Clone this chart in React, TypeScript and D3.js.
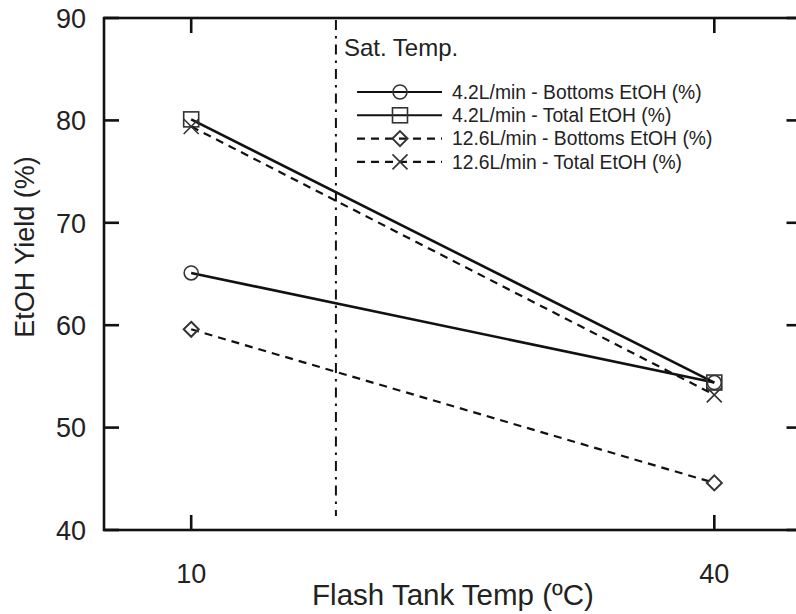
import React from "react";
import * as d3 from "d3";

const temps = [10, 40];
const bottoms42 = [65.1, 54.4];
const total42 = [80.1, 54.4];
const bottoms126 = [59.6, 44.6];
const total126 = [79.4, 53.2];
const seriesNames = [
  "4.2L/min - Bottoms EtOH (%)",
  "4.2L/min - Total EtOH (%)",
  "12.6L/min - Bottoms EtOH (%)",
  "12.6L/min - Total EtOH (%)",
];
const xTicks = [10, 40];
const yTicks = [40, 50, 60, 70, 80, 90];
const satTemp = 18.3;

const W = 796;
const H = 614;
const FONT = "'Liberation Sans', Arial, sans-serif";

const x = d3.scaleLinear().domain([5, 45]).range([104, 801.5]);
const y = d3.scaleLinear().domain([40, 90]).range([530, 18]);

type Marker = "circle" | "square" | "diamond" | "cross";

function MarkerShape({ kind, cx, cy }: { kind: Marker; cx: number; cy: number }) {
  const s = 7.5;
  const common = { fill: "none", stroke: "#333", strokeWidth: 1.6 };
  if (kind === "circle") return <circle cx={cx} cy={cy} r={7} {...common} />;
  if (kind === "square")
    return <rect x={cx - s} y={cy - s} width={2 * s} height={2 * s} {...common} />;
  if (kind === "diamond")
    return (
      <path
        d={`M${cx},${cy - s}L${cx + s},${cy}L${cx},${cy + s}L${cx - s},${cy}Z`}
        {...common}
        strokeWidth={2}
      />
    );
  return (
    <path
      d={`M${cx - s},${cy - s}L${cx + s},${cy + s}M${cx - s},${cy + s}L${cx + s},${cy - s}`}
      {...common}
    />
  );
}

const series = [
  { name: seriesNames[0], values: bottoms42, marker: "circle" as Marker, dash: undefined, width: 2.6 },
  { name: seriesNames[1], values: total42, marker: "square" as Marker, dash: undefined, width: 2.6 },
  { name: seriesNames[2], values: bottoms126, marker: "diamond" as Marker, dash: "8,6", width: 2.2 },
  { name: seriesNames[3], values: total126, marker: "cross" as Marker, dash: "8,6", width: 2.2 },
];

export default function App() {
  const line = d3
    .line<[number, number]>()
    .x((d) => x(d[0]))
    .y((d) => y(d[1]));
  const x0 = x.range()[0];
  const x1 = x.range()[1];
  const y0 = y.range()[0];
  const y1 = y.range()[1];
  const tl = 15;
  const legX = 357;
  const legY = 92;
  const legStep = 23.3;
  return (
    <svg
      width={W}
      height={H}
      style={{ position: "absolute", left: 0, top: 0, background: "#fff" }}
      fontFamily={FONT}
    >
      <rect x={0} y={0} width={W} height={H} fill="#fff" />
      {/* Saturation temperature line */}
      <line
        x1={x(satTemp)}
        x2={x(satTemp)}
        y1={y1 + 2}
        y2={y0 - 14}
        stroke="#111"
        strokeWidth={2}
        strokeDasharray="10,6,2.5,6"
      />
      <text x={x(satTemp) + 8} y={56} fontSize={24} fill="#222">
        Sat. Temp.
      </text>
      {/* series */}
      {series.map((s, i) => (
        <g key={i}>
          <path
            d={line(temps.map((t, j) => [t, s.values[j]]) as [number, number][]) || ""}
            fill="none"
            stroke="#111"
            strokeWidth={s.width}
            strokeDasharray={s.dash}
          />
          {temps.map((t, j) => (
            <MarkerShape key={j} kind={s.marker} cx={x(t)} cy={y(s.values[j])} />
          ))}
        </g>
      ))}
      {/* legend */}
      {series.map((s, i) => {
        const ly = legY + i * legStep;
        return (
          <g key={"l" + i}>
            <line
              x1={legX}
              x2={legX + 85}
              y1={ly}
              y2={ly}
              stroke="#111"
              strokeWidth={s.dash ? 2.2 : 2}
              strokeDasharray={s.dash ? "8,6" : undefined}
            />
            <MarkerShape kind={s.marker} cx={legX + 43} cy={ly} />
            <text x={legX + 95} y={ly} dy="0.35em" fontSize={19.3} fill="#222">
              {s.name}
            </text>
          </g>
        );
      })}
      {/* frame */}
      <rect x={x0} y={y1} width={x1 - x0} height={y0 - y1} fill="none" stroke="#111" strokeWidth={2.6} />
      {/* y ticks */}
      {yTicks.map((t) => (
        <g key={"y" + t}>
          <line x1={x0} x2={x0 + tl} y1={y(t)} y2={y(t)} stroke="#111" strokeWidth={2.6} />
          <line x1={x1} x2={x1 - tl} y1={y(t)} y2={y(t)} stroke="#111" strokeWidth={2.6} />
          <text x={86} y={y(t)} dy="0.36em" textAnchor="end" fontSize={27} fill="#222">
            {t}
          </text>
        </g>
      ))}
      {/* x ticks */}
      {xTicks.map((t) => (
        <g key={"x" + t}>
          <line x1={x(t)} x2={x(t)} y1={y0} y2={y0 - tl} stroke="#111" strokeWidth={2.6} />
          <line x1={x(t)} x2={x(t)} y1={y1} y2={y1 + tl} stroke="#111" strokeWidth={2.6} />
          <text x={x(t)} y={583} textAnchor="middle" fontSize={27} fill="#222">
            {t}
          </text>
        </g>
      ))}
      <text x={453} y={605} textAnchor="middle" fontSize={29.5} fill="#222">
        Flash Tank Temp (ºC)
      </text>
      <text
        transform={`translate(34,247) rotate(-90)`}
        textAnchor="middle"
        fontSize={27}
        fill="#222"
      >
        EtOH Yield (%)
      </text>
    </svg>
  );
}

_ _ _ _ _

● WHAT IS EXPECTED
For the material, find the number of lines holding the word "React" and give that figure and nothing more.

● ANSWER FOR THE TASK
2